# Are noetherian valuation rings maximal subrings?

I encounter the following result in a lecture notes about algebraic curves:

Let $$R,S$$ be noetherian valuation rings over their common field of fractions $$K$$, and $$R,S$$ are not fields. Let $$M=R\setminus R^*$$, $$N=S\setminus S^*$$, then:

• $$M,N$$ are principal ideals;
• $$R,S$$ are maximal subrings of $$K$$;
• $$M\subseteq N\Leftrightarrow M=N\Leftrightarrow R=S\Leftrightarrow R\subseteq S$$.

For the 2nd statement, I am unsure how to prove. It is not hard to show that $$R$$, $$S$$ are maximal valuation rings of $$K$$, but I am not sure why $$K$$ cannot have any bigger subrings that does not admit a valuation.

Could anyone confirm me that the original statement is correct by giving a clue of proof, or give a counterexample that says it is not true?

Thank you very much!

In this situation, $$R$$ and $$S$$ are in fact discrete valuation rings. Suppose that $$M = (\pi).$$ Then all nonzero elements of $$R$$ can be written uniquely as $$u\pi^n,$$ where $$n\geq 0$$ and $$u\in R^\times,$$ which implies that you can write any nonzero element of $$K$$ uniquely as $$u\pi^n,$$ where $$u\in R^\times$$ and $$n\in\Bbb{Z}$$.

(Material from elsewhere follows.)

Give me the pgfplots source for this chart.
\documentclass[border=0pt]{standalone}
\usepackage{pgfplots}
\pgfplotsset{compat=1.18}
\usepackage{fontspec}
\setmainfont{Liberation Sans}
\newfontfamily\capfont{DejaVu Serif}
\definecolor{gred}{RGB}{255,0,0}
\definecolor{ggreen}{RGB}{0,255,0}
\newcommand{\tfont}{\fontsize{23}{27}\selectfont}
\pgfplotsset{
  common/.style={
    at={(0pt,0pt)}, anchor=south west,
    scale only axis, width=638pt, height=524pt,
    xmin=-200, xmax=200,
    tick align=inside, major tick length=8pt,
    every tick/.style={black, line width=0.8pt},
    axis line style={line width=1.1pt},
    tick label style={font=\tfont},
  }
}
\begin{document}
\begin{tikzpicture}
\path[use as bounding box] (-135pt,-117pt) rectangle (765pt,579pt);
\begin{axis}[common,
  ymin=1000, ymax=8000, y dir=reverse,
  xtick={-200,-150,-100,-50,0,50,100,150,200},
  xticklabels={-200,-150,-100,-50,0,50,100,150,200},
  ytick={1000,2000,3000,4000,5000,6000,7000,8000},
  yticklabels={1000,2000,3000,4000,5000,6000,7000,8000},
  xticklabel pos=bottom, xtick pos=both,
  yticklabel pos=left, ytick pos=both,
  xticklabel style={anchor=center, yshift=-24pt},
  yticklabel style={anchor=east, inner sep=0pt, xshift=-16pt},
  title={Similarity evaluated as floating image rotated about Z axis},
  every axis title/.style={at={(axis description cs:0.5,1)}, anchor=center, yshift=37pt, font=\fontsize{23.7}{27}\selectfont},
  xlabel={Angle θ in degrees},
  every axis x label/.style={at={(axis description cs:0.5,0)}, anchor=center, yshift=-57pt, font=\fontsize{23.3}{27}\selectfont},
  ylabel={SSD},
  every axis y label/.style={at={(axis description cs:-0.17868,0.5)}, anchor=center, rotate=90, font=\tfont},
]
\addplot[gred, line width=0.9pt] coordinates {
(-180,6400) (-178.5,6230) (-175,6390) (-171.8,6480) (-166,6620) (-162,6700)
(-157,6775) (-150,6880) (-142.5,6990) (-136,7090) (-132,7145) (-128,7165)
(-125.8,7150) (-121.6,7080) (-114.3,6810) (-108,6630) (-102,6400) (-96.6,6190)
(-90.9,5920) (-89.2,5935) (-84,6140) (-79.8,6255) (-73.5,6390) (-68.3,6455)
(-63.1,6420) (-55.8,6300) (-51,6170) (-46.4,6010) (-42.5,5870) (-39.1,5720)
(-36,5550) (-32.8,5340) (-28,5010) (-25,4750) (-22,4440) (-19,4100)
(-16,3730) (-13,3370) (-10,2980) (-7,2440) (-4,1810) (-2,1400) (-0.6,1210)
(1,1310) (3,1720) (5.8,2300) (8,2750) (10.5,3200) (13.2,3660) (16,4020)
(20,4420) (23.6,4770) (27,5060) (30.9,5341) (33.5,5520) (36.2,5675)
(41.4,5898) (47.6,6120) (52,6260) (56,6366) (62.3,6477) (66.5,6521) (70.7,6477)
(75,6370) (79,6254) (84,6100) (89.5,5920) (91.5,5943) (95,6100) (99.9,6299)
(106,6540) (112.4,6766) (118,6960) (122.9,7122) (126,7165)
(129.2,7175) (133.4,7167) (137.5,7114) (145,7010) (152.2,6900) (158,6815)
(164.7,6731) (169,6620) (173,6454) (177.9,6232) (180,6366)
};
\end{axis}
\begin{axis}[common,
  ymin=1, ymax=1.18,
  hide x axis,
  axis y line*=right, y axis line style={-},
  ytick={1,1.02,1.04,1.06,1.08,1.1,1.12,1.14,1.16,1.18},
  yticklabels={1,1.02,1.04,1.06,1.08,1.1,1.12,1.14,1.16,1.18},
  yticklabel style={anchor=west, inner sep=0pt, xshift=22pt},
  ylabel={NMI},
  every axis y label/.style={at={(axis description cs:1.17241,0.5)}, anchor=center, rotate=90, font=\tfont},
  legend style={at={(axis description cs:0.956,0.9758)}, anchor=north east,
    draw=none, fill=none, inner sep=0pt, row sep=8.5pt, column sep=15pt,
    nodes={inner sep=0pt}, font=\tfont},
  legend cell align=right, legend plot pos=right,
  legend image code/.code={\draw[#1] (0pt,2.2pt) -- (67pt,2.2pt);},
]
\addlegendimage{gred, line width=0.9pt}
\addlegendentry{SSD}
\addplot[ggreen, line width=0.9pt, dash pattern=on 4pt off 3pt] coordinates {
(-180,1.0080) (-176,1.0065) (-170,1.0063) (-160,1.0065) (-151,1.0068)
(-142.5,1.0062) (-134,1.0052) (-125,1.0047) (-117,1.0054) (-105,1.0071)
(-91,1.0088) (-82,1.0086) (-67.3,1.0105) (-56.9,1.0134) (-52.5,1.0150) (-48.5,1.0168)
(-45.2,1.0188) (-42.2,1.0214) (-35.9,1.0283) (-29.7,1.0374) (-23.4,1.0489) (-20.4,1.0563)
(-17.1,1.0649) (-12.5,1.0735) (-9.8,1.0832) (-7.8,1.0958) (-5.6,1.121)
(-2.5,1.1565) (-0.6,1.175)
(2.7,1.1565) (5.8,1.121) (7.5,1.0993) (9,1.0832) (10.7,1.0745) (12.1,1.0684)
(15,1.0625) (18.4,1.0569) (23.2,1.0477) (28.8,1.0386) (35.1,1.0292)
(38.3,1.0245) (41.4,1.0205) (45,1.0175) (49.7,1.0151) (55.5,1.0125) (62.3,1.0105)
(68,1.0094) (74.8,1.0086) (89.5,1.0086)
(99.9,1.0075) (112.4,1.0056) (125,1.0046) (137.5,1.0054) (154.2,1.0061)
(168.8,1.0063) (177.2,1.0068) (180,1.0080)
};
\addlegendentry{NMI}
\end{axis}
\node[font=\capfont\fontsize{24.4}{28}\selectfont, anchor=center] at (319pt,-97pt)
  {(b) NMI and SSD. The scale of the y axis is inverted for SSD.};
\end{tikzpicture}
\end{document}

Try proving the claims I've made above, and use the presentation of elements given to show that if you have a ring $$R'$$ such that $$R\subsetneq R'\subseteq K,$$ then it necessarily must be $$K.$$

• Thanks for the hint! I proceed like this: Take $u\cdot \pi^{-n}\in R'\setminus R$ where $u$ is a unit of $R$ and $n\ge 1$, then $\pi^{-1}=u\cdot\pi^{-n}\cdot u^{-1}\pi^{n-1}\in R'R=R'$, moreover, $\pi\in R\subsetneq R'$, so for any $k=v\pi^{n}\in K$ where $n\in \mathbb Z$, $k\in R'$. – Ivon Mar 2 '20 at 20:32
• @Ivon Exactly; the point is that $K = R[1/\pi]$ already! – Stahl Mar 2 '20 at 20:34

I have just noticed that, besides @Stahl's elegant answer using DVRs, the statement itself is in fact equivalent to what I have shown before that they are just maximal valuation rings. This is because any intermediate ring between a valuation ring and its field of fractions is still a valuation ring.

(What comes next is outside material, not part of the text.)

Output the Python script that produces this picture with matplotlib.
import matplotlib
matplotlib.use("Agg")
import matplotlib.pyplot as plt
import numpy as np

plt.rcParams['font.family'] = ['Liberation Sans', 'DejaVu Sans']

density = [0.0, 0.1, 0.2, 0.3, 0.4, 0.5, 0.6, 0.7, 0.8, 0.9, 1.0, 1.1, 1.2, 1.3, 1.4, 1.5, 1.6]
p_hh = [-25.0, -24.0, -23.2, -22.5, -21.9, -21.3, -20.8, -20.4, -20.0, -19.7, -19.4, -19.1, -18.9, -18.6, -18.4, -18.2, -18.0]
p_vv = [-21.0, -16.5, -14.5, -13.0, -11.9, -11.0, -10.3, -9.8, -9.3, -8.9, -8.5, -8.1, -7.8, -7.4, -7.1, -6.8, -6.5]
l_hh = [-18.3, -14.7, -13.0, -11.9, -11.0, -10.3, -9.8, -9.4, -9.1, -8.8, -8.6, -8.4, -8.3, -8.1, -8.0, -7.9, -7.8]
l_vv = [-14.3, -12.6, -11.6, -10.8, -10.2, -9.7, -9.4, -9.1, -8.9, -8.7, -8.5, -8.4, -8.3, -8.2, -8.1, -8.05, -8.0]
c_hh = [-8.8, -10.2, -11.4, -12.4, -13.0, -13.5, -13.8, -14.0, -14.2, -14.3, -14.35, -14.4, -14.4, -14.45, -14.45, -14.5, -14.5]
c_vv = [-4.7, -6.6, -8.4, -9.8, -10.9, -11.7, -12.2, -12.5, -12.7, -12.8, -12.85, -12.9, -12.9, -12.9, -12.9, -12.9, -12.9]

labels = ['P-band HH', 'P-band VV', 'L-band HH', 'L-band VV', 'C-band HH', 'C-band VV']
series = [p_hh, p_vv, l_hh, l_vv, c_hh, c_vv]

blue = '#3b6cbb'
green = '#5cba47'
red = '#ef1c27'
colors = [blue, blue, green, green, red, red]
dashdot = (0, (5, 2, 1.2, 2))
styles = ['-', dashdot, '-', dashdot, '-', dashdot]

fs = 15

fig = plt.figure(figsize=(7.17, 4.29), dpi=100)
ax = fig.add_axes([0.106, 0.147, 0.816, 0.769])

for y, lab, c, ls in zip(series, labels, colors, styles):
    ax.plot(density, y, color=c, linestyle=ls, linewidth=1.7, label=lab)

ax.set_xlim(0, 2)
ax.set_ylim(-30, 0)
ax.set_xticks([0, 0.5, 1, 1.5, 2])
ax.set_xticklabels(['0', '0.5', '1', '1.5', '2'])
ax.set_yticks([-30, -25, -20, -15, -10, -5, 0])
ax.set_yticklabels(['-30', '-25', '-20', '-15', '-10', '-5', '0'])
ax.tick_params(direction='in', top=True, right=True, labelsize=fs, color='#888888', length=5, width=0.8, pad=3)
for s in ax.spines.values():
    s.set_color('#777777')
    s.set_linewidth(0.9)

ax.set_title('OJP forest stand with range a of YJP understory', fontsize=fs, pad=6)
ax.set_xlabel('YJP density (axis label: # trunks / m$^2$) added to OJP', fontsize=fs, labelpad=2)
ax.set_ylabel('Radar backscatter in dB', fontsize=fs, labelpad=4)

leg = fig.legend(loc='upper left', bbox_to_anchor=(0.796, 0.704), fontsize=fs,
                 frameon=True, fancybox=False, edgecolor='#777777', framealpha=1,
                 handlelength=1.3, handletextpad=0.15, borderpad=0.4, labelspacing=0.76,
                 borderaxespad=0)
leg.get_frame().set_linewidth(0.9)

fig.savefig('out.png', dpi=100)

To show $$R$$ is a maximal valuation ring, assume $$R\subseteq T\subsetneq K$$ for another valuation ring $$T$$ that is not a field. If $$Q$$ is the nonzero maximal ideal of $$T$$, then $$Q\subseteq M=(m)$$. Now there exists $$k$$ such that $$m^k\in Q$$ which implies $$m\in Q$$ as $$Q$$ is maximal, hence prime. This gives $$M=Q$$, so $$R=T$$.

We have used the fact that any such ring $$R$$ has principal maximal ideal. In fact, since $$R$$ is noetherian, $$M=(m_1,\cdots,m_k)$$. Then as a valuation ring, $$R$$ is in particular uniserial, i.e. any two ideals of $$R$$ are comparable. Thus we can choose $$1\le k\le n$$ such that $$(m_k)\supseteq (m_i)$$, $$\forall 1\le i\le n$$, and $$M=(m_k)$$.

In fact, this proof uses some known results about valuation rings, which is equivalent to the fact that $$R,S$$ are indeed discrete valuation rings.